Poldark lives…. And although some may contend that W S Graham, who started it all when he published Jeremy Poldark in 1945, might be turning in his grave, West Cornwall is alive with excitement. It’s 8th March 2015, and the first episode of the new BBC version will be screened tonight. From Porthleven to Porthcurno, from Breage to Boscaswell, viewers are preparing to be transported to 1783, when Ross Poldark will be returning from the American war to find “his world in ruins: his father dead, his house wrecked and his sweetheart engaged”.
This is not the first screen version of Poldark, nor will it be the last. The first BBC version was produced on a much lower budget between 1975 and 1978, and ran for two series. And the new Poldark, the one that starts tonight, will have at least two further seasons in it. How many more Poldarks will the market bear between now and – say - 2065? Who knows?
But this one? It’s a Poldark for the 21st century. Filming has been going on for nearly a year. There has been some local excitement about extras, and those applicants who favour what might be termed the West Penwith approach to barberage and hairstyling have had every reason to feel smug, their choice vindicated at last. West Wheal Owles has been re-invented as Wheal Leisure. Viewers may also expect a shipwreck at Gunwalloe, views of St Agnes Head, and much, much more. Nationally, 8.75 million viewers will watch the show – placing it second in the BBC1 ratings chart for the week - just ahead of Eastenders, but a little behind Call the Midwife. Thus placed, Poldark finds its niche in a triad of regionally-set BBC soaps, of which at least two are set in the past.
The Guardian will describe tonight’s first episode as a “family swashbuckle”, in which Ross Poldark “sulks, does things with big rocks, and gallops along the clifftop”. Warming to his theme, the reviewer continues: “he’s a moody bugger, plus he’s got money worries, so he shakes his own mane, and throws some more rocks about, and gallops off down the coast path”. Recounting how the BBC has persuaded viewers to exchange old lamps for new, the review adds that this series is “pacier and racier than the old….. but built on the same chassis”
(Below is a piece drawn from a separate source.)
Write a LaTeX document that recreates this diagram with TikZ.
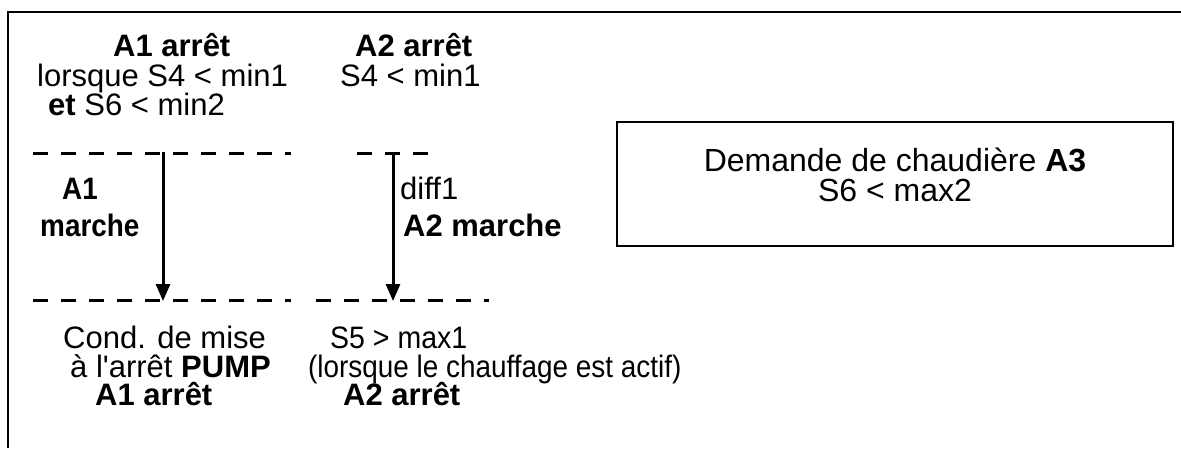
\documentclass[tikz,border=0pt]{standalone}
\usepackage{fontspec}
\usepackage{graphicx}
\setmainfont{Liberation Sans}
\usetikzlibrary{arrows.meta}
\begin{document}
\begin{tikzpicture}[x=1pt,y=-1pt,
  txt/.style={anchor=base west,inner sep=0pt,font=\fontsize{31}{31}\selectfont},
  boxtxt/.style={anchor=center,inner sep=0pt,align=center,font=\fontsize{32}{29.5}\selectfont},
  dline/.style={line width=3pt,dash pattern=on 15pt off 13pt},
  arr/.style={line width=3pt,-{Triangle[width=14pt,length=17pt]}},
  frame/.style={line width=2pt}]
\useasboundingbox (0,0) rectangle (1181,448);
\fill[white] (0,0) rectangle (1181,448);
\draw[frame] (8,448) -- (8,12) -- (1181,12);
% top texts
\node[txt] (a1stop) at (113,56) {\textbf{A1 arrêt}};
\node[txt] (a1c1) at (37,86) {lorsque S4 < min1};
\node[txt] (a1c2) at (48,115) {\textbf{et} S6 < min2};
\node[txt] (a2stop) at (355,56) {\textbf{A2 arrêt}};
\node[txt] (a2c1) at (340,86) {S4 < min1};
% dashed lines
\draw[dline] (33,153) -- (291,153);
\draw[dline] (357,153) -- (430,153);
\draw[dline] (33,300) -- (291,300);
\draw[dline] (316,300) -- (489,300);
% arrows
\coordinate (s1) at (163,152);
\coordinate (e1) at (163,301);
\coordinate (s2) at (393,152);
\coordinate (e2) at (393,301);
\draw[arr] (s1) -- (e1);
\draw[arr] (s2) -- (e2);
% middle labels
\node[txt] (a1m1) at (62,199) {\scalebox{0.9}[1]{\textbf{A1}}};
\node[txt] (a1m2) at (40,236) {\scalebox{0.9}[1]{\textbf{marche}}};
\node[txt] (diff) at (400,199) {diff1};
\node[txt] (a2m) at (403,236) {\textbf{A2 marche}};
% bottom texts
\node[txt] (b1) at (63,348) {Cond. de mise};
\node[txt] (b2) at (70,377) {à l\textquotesingle arrêt \textbf{PUMP}};
\node[txt] (b3) at (95,405) {\textbf{A1 arrêt}};
\node[txt] (c1) at (330,348) {\scalebox{0.92}[1]{S5 > max1}};
\node[txt] (c2) at (308,377) {\scalebox{0.9}[1]{(lorsque le chauffage est actif)}};
\node[txt] (c3) at (343,405) {\textbf{A2 arrêt}};
% right box
\draw[line width=2pt] (617,122) rectangle (1173,246);
\node[boxtxt] (dem) at (895,175) {Demande de chaudière \textbf{A3}\\S6 < max2};
\end{tikzpicture}
\end{document}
Over at the more conservative Daily Telegraph, this first episode will be pronounced “glossy but empty-headed… not a patch on the original”. The reviewer admits that the series promises to be “a rattling teatime yarn”, but seems disappointed by the quality (or perhaps quantity) of sex, drugs and rock and roll: “Aside from the odd stray bullet and a couple of brawls, there was precious little to justify Poldark’s post-watershed positioning. Bodices remained primly unripped. Sex was strictly for the slatternly lower orders”.
Both agree, though, that this new series can do nothing but good for Penwith, especially as it was filmed during the freakishly reliable summer of 2014. “It’s all about Cornwall now”, says the Guardian. “Here, sparkling, it’s so much more than a backdrop. God it’s beautiful, who needs Croatia? This isn’t going to do Cornish tourism any harm at all, the Poldark effect”. It’s March, after all, just the time to be turning to the July page of the family organiser and blocking out a fortnight or so. The Telegraph reviewer, who perhaps owes a favour or two in Crowlas, predicts that the A30 will have to be widened to accommodate the “deluge” of visitors heading west.
The series stars Aidan Turner, who has previously appeared on screen as a vampire, a hobbit and D G Rossetti. The reviewers already anticipate, however, that Poldark will promote him as the latest Valentino - and all manner of comment to that purpose will shortly appear on social media, not to mention the fevered sharing of images. Unhappy with that role, Aidan? Don’t you worry. New Valentinoes? They’re like buses; there’ll be another one along in a minute.